## [Requirements]
Each line of the material must be repeated precisely, with the pictures left out.

## [Provided data]
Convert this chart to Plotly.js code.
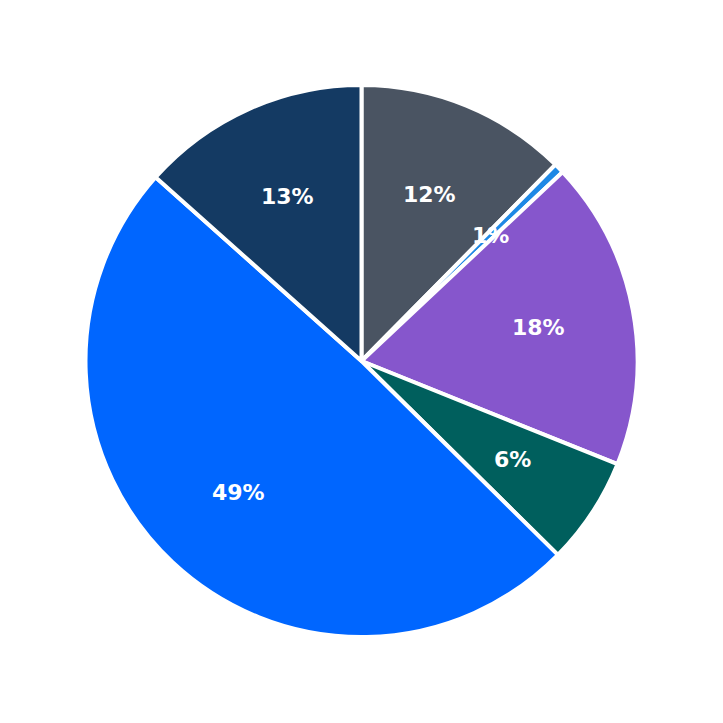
<!DOCTYPE html>
<html>
<head>
<meta charset="utf-8">
<script src="https://cdn.plot.ly/plotly-3.0.1.min.js"></script>
<style>html,body{margin:0;padding:0;background:#fff;}#chart{width:723px;height:723px;}</style>
</head>
<body>
<div id="chart"></div>
<script>
const categories = ["A", "B", "C", "D", "E", "F"];
const values = [12.4, 0.6, 18.1, 6.3, 49.2, 13.4];
const colors = ["#4a5462", "#1e88e5", "#8656cc", "#005f5d", "#0066ff", "#143a63"];

const total = values.reduce((a, b) => a + b, 0);
const labelRadius = 0.652;
const annotations = [];
let cum = 0;
values.forEach((v) => {
  const mid = (cum + v / 2) / total * 2 * Math.PI;
  cum += v;
  annotations.push({
    xref: 'paper', yref: 'paper',
    x: 0.5 + 0.5 * labelRadius * Math.sin(mid),
    y: 0.5 + 0.5 * labelRadius * Math.cos(mid),
    text: Math.round(v / total * 100) + '%',
    showarrow: false,
    xanchor: 'center', yanchor: 'middle',
    font: {family: 'DejaVu Sans', size: 22, color: '#ffffff', weight: 'bold'}
  });
});

Plotly.newPlot('chart', [{
  type: 'pie',
  labels: categories,
  values: values,
  sort: false,
  direction: 'clockwise',
  rotation: 0,
  textinfo: 'none',
  hoverinfo: 'none',
  marker: {colors: colors, line: {color: '#ffffff', width: 4}}
}], {
  width: 723, height: 723,
  margin: {l: 85, r: 85, t: 85, b: 86},
  showlegend: false,
  paper_bgcolor: '#ffffff',
  annotations: annotations
}, {displayModeBar: false, staticPlot: true});
</script>
</body>
</html>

## [Response to the exercise]
Convert this chart to Plotly.js code.
<!DOCTYPE html>
<html>
<head>
<meta charset="utf-8">
<script src="https://cdn.plot.ly/plotly-3.0.1.min.js"></script>
<style>html,body{margin:0;padding:0;background:#fff;}#chart{width:723px;height:723px;}</style>
</head>
<body>
<div id="chart"></div>
<script>
const categories = ["A", "B", "C", "D", "E", "F"];
const values = [12.4, 0.6, 18.1, 6.3, 49.2, 13.4];
const colors = ["#4a5462", "#1e88e5", "#8656cc", "#005f5d", "#0066ff", "#143a63"];

const total = values.reduce((a, b) => a + b, 0);
const labelRadius = 0.652;
const annotations = [];
let cum = 0;
values.forEach((v) => {
  const mid = (cum + v / 2) / total * 2 * Math.PI;
  cum += v;
  annotations.push({
    xref: 'paper', yref: 'paper',
    x: 0.5 + 0.5 * labelRadius * Math.sin(mid),
    y: 0.5 + 0.5 * labelRadius * Math.cos(mid),
    text: Math.round(v / total * 100) + '%',
    showarrow: false,
    xanchor: 'center', yanchor: 'middle',
    font: {family: 'DejaVu Sans', size: 22, color: '#ffffff', weight: 'bold'}
  });
});

Plotly.newPlot('chart', [{
  type: 'pie',
  labels: categories,
  values: values,
  sort: false,
  direction: 'clockwise',
  rotation: 0,
  textinfo: 'none',
  hoverinfo: 'none',
  marker: {colors: colors, line: {color: '#ffffff', width: 4}}
}], {
  width: 723, height: 723,
  margin: {l: 85, r: 85, t: 85, b: 86},
  showlegend: false,
  paper_bgcolor: '#ffffff',
  annotations: annotations
}, {displayModeBar: false, staticPlot: true});
</script>
</body>
</html>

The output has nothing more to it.